I appreciated the gesture, and understand how tough this must be for my gym, a small, local fitness center that can’t afford to have half its community freeze memberships over the next two months. It’s a particularly difficult set-up for trainers at those gyms, whose livelihoods depend on a steady stream of extra-paying members, and whose day-to-day mental health and happiness (routinely ranked near the top of American professions, alongside yoga instructors), is obviously about to take a hit.

In the interest of retaining that sense of purpose, though, and keeping people healthy and motivated even when miles away, trainers just about everywhere are going virtual. Planet Fitness is offering free at-home workouts, streaming from a Facebook page. Pilates and yoga instructors from Boston to Dubai are hosting multiple sessions a week, and even urging followers to vote on a day/time of day that works best for them. New York dance studio Jane DO just launched a fitness app. And running coaches at studios like Thoroughbred, based in Marin County, CA, are putting together “care packages” with bespoke local runs and playlists.

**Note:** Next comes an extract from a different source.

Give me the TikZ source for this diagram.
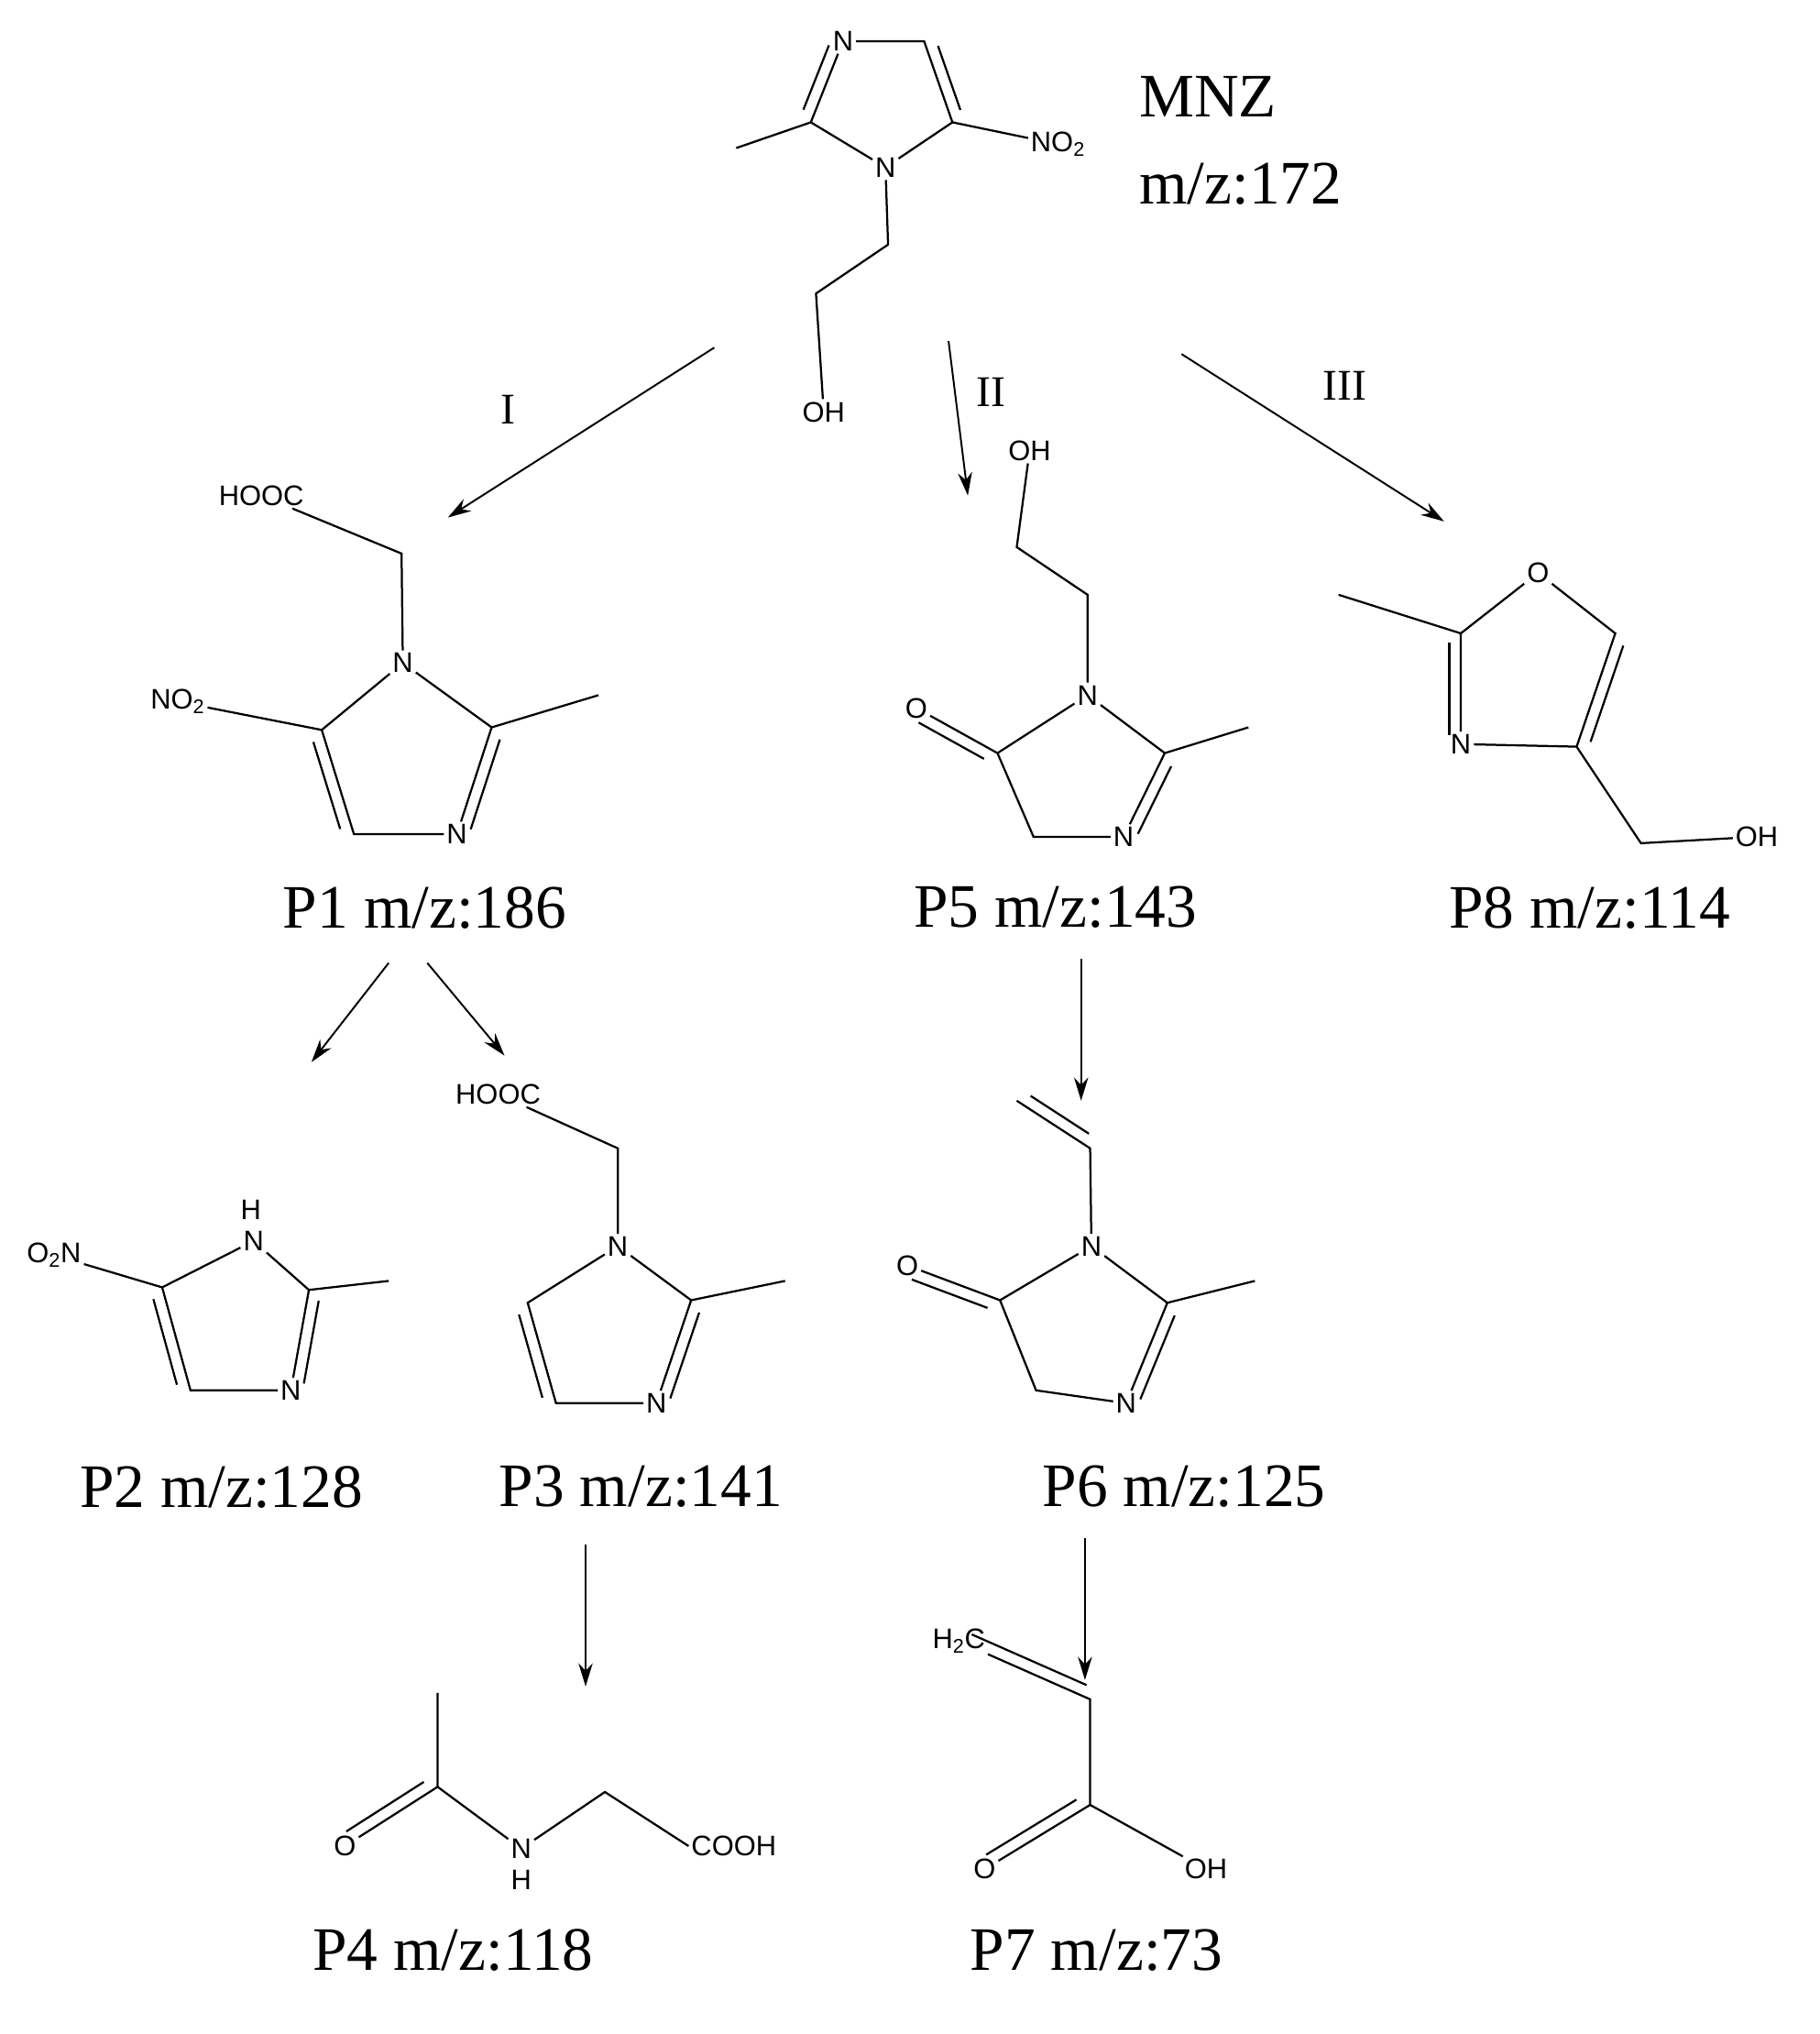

Of course, there’s already an extensive library out there of workout apps, at-home machines and DIY YouTube channels. Think: Fitness Blender, Centr, Nike Training ClubThe New York Times’ Seven-Minute Workout. We could be home a while, and it’s more important than ever — for your lungs, for your sleep, for your sanity — that you spend some of that time sweating. I recommend taking advantage of anything that piques your interest, but keeping in mind that local trainers (who almost always have an Instagram page) are probably posting workouts and inspiration to social, or working with their studios to get constant content up on an app. Support them, work with them, and while nothing else right now is certain — results will come.